Note: If you are looking for an educated discourse on semantics, read no further. These are merely my thoughts and opinions and are not informed by any great knowledge.

English as a language is horribly imprecise in communicating our actual meaning. Take, for example, the word "friend." It describes a wide range of relationships from the people you hang out with to those who are so close to you that they are like a second skin. There are a few other words we use to describe those we care for, but are not related to. "Buddy," "pal," "companion." None of these quite cut it. Even if you do love someone, it is not socially acceptable to call them your lover, as that implies a physical relationship. Funny how our language seems to value the physical over the emotional.

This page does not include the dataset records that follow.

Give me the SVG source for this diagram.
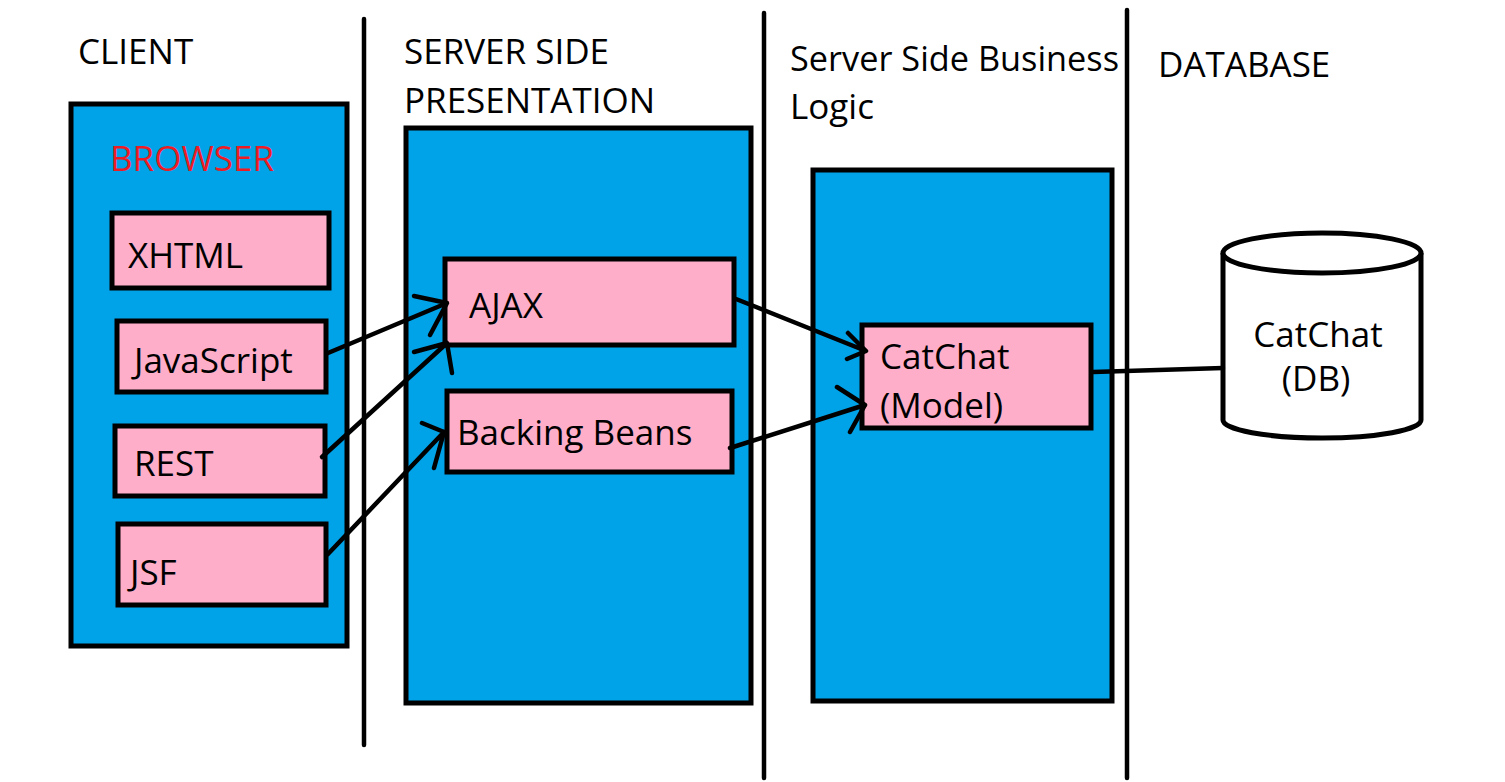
<svg xmlns="http://www.w3.org/2000/svg" width="1505" height="782" viewBox="0 0 1505 782">
<style>
.t{font-family:"Open Sans","Noto Sans",sans-serif;font-size:35px;fill:#000}
.h{font-family:"Open Sans","Noto Sans",sans-serif;font-size:35px;fill:#000}
.blue{fill:#00A2E8;stroke:#000;stroke-width:5}
.pink{fill:#FFAEC9;stroke:#000;stroke-width:5}
.sep{stroke:#000;stroke-width:4.5;fill:none;stroke-linecap:round}
.c{stroke:#000;stroke-width:4.5;fill:none;stroke-linecap:round;stroke-linejoin:round}
</style>
<rect width="1505" height="782" fill="#fff"/>
<g id="separators">
<line class="sep" x1="364" y1="19" x2="364" y2="745"/>
<line class="sep" x1="764" y1="13" x2="764" y2="778"/>
<line class="sep" x1="1127" y1="10" x2="1127" y2="778"/>
</g>
<g id="headers">
<text class="h" x="78" y="64">CLIENT</text>
<text class="h" x="404" y="64">SERVER SIDE</text>
<text class="h" x="404" y="113">PRESENTATION</text>
<text class="h" x="790" y="71" textLength="329" lengthAdjust="spacingAndGlyphs">Server Side Business</text>
<text class="h" x="790" y="119">Logic</text>
<text class="h" x="1158" y="77">DATABASE</text>
</g>
<g id="client">
<rect class="blue" x="71" y="104" width="276" height="542"/>
<text x="110" y="171" style="font-family:'Open Sans','Noto Sans',sans-serif;font-size:35px;fill:#ED1C24">BROWSER</text>
</g>
<g id="xhtml">
<rect class="pink" x="112" y="213" width="217" height="75"/>
<text class="t" x="128" y="268">XHTML</text>
</g>
<g id="javascript">
<rect class="pink" x="117" y="321" width="209" height="71"/>
<text class="t" x="134" y="373">JavaScript</text>
</g>
<g id="rest">
<rect class="pink" x="115" y="426" width="210" height="70"/>
<text class="t" x="134" y="476">REST</text>
</g>
<g id="jsf">
<rect class="pink" x="118" y="524" width="208" height="81"/>
<text class="t" x="130" y="585">JSF</text>
</g>
<g id="presentation">
<rect class="blue" x="406" y="128" width="345" height="575"/>
</g>
<g id="ajax">
<rect class="pink" x="445" y="259" width="289" height="86"/>
<text class="t" x="469" y="318">AJAX</text>
</g>
<g id="backing-beans">
<rect class="pink" x="447" y="391" width="285" height="81"/>
<text class="t" x="457" y="445">Backing Beans</text>
</g>
<g id="business">
<rect class="blue" x="813" y="170" width="299" height="531"/>
</g>
<g id="catchat-model">
<rect class="pink" x="862" y="325" width="229" height="103"/>
<text class="t" x="880" y="369">CatChat</text>
<text class="t" x="880" y="418">(Model)</text>
</g>
<g id="database">
<path d="M1223,253 L1223,420 A99,18 0 0 0 1421,420 L1421,253" fill="#fff" stroke="#000" stroke-width="5"/>
<ellipse cx="1322" cy="253" rx="99" ry="20" fill="#fff" stroke="#000" stroke-width="5"/>
<text class="t" x="1318" y="347" text-anchor="middle">CatChat</text>
<text class="t" x="1316" y="391" text-anchor="middle">(DB)</text>
</g>
<g id="connectors">
<path class="c" d="M328,353 L447,303 M414,296 L447,303 L430,335"/>
<path class="c" d="M322,457 L447,343 M414,352 L447,343 L452,373"/>
<path class="c" d="M328,554 L444,432 M422,423 L444,432 L434,468"/>
<path class="c" d="M736,299 L866,351 M848,333 L866,351 L847,359"/>
<path class="c" d="M730,448 L865,405 M837,387 L865,405 L850,432"/>
<path class="c" d="M1093,372 L1223,368"/>
</g>
</svg>
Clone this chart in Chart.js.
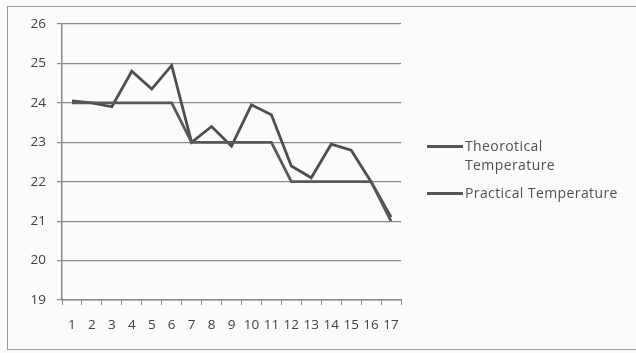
<!DOCTYPE html>
<html>
<head>
<meta charset="utf-8">
<script src="https://cdn.jsdelivr.net/npm/chart.js@4"></script>
<style>
  html,body{margin:0;padding:0;background:#fbfbfb;}
  #wrap{position:relative;width:636px;height:353px;overflow:hidden;}
  #frame{position:absolute;left:7px;top:6px;width:640px;height:344px;border:1.5px solid #9a9a9a;box-sizing:border-box;}
  canvas{position:absolute;left:0;top:0;}
  #legend{position:absolute;left:427px;top:136px;font-family:"Open Sans","Liberation Sans",sans-serif;font-size:14px;color:#505050;line-height:19px;letter-spacing:0.4px;}
  .item{position:relative;padding-left:38px;margin-bottom:9px;}
  .item span.sw{position:absolute;left:0;top:9px;width:36px;height:2.5px;background:#555;}
</style>
</head>
<body>
<div id="wrap">
  <div id="frame"></div>
  <canvas id="c" width="636" height="353"></canvas>
  <div id="legend">
    <div class="item"><span class="sw"></span>Theorotical<br>Temperature</div>
    <div class="item"><span class="sw"></span>Practical Temperature</div>
  </div>
</div>
<script>
const categories = ["1","2","3","4","5","6","7","8","9","10","11","12","13","14","15","16","17"];
const theoretical = [24,24,24,24,24,24,23,23,23,23,23,22,22,22,22,22,21];
const practical = [24.05,24.0,23.9,24.8,24.35,24.95,23.0,23.4,22.9,23.95,23.7,22.4,22.1,22.95,22.8,22.0,21.1];
const yTicks = [19,20,21,22,23,24,25,26];

const font = {family: '"Open Sans","Liberation Sans",sans-serif', size: 13.5, weight: '500'};
new Chart(document.getElementById('c'), {
  type: 'line',
  data: {
    labels: categories,
    datasets: [
      {label: 'Theorotical Temperature', data: theoretical, borderColor: '#585858', borderWidth: 2.8, pointRadius: 0, tension: 0, fill: false},
      {label: 'Practical Temperature', data: practical, borderColor: '#4e4e4e', borderWidth: 2.8, pointRadius: 0, tension: 0, fill: false}
    ]
  },
  options: {
    responsive: false,
    animation: false,
    events: [],
    layout: {padding: {left: 0, right: 235, top: 24, bottom: 0}},
    plugins: {legend: {display: false}, tooltip: {enabled: false}},
    scales: {
      x: {
        offset: true,
        grid: {offset: true, drawOnChartArea: false, drawTicks: true, tickLength: 5, color: '#8a8a8a', lineWidth: 1},
        border: {display: true, color: '#8a8a8a', width: 1.5},
        ticks: {color: '#404040', font: font, maxRotation: 0, autoSkip: false, padding: 12},
        afterFit: s => { s.height = 53; }
      },
      y: {
        min: 19, max: 26,
        afterBuildTicks: s => { s.ticks = yTicks.map(v => ({value: v})); },
        grid: {color: '#8a8a8a', lineWidth: 1.2, tickLength: 5},
        border: {display: true, color: '#8a8a8a', width: 1.5},
        ticks: {color: '#404040', font: font, padding: 11},
        afterFit: s => { s.width = 62; }
      }
    }
  }
});
</script>
</body>
</html>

I am lucky enough to have a couple of these "second skin" people in my life and never know what to call them. I originally thought about calling them "kidneys," becuase if they called me in the middle of the night wanting a kidney, I would gladly give it to them. But then I realized that I would actually give a kidney to anyone that needed it and doing so did not require a relationship. We only need one kidney, so no big deal, right? Besides, it just doesn't sound particularly flattering.

I thought about calling them my "bank accounts," as I would give them all of my money if they needed it. But there is something very unsavoury about mixing the concept of money with friendship. True friends are worth more than money.

It is too bad that we can not describe friends the way we talk about colors. In describing colors, we use RGB (red green blue), CMYK (cyan magenta yellow black) and HSV (hue saturation value)systems so that we can be precise in our color use. Three or four sets of variables allows us to be specific in choosing colors and describing to others just what we are envisioning.

What if we had a system like that for friendship? Maybe the three variables would be something like heart, mind, and soul. (I know that there are many, many ways to look at friendships; this is just one.) You could then start to build a three-d model of the relationships in your life. A landscape, if you will.

I am not certain of the "why"s of this particular exercise. Maybe it would be interesting, maybe not. If you find potholes or chasms, is that a problem? Or just a configuration?

It _is_ curious that we do not have better language to describe relationships. Is it adequate to merely add the words "good" or "best" in front of friend? Maybe people do not see these shadings in their life. Or even have them. Perhaps it is just not necessary to have words to describe our relationships. I don't know.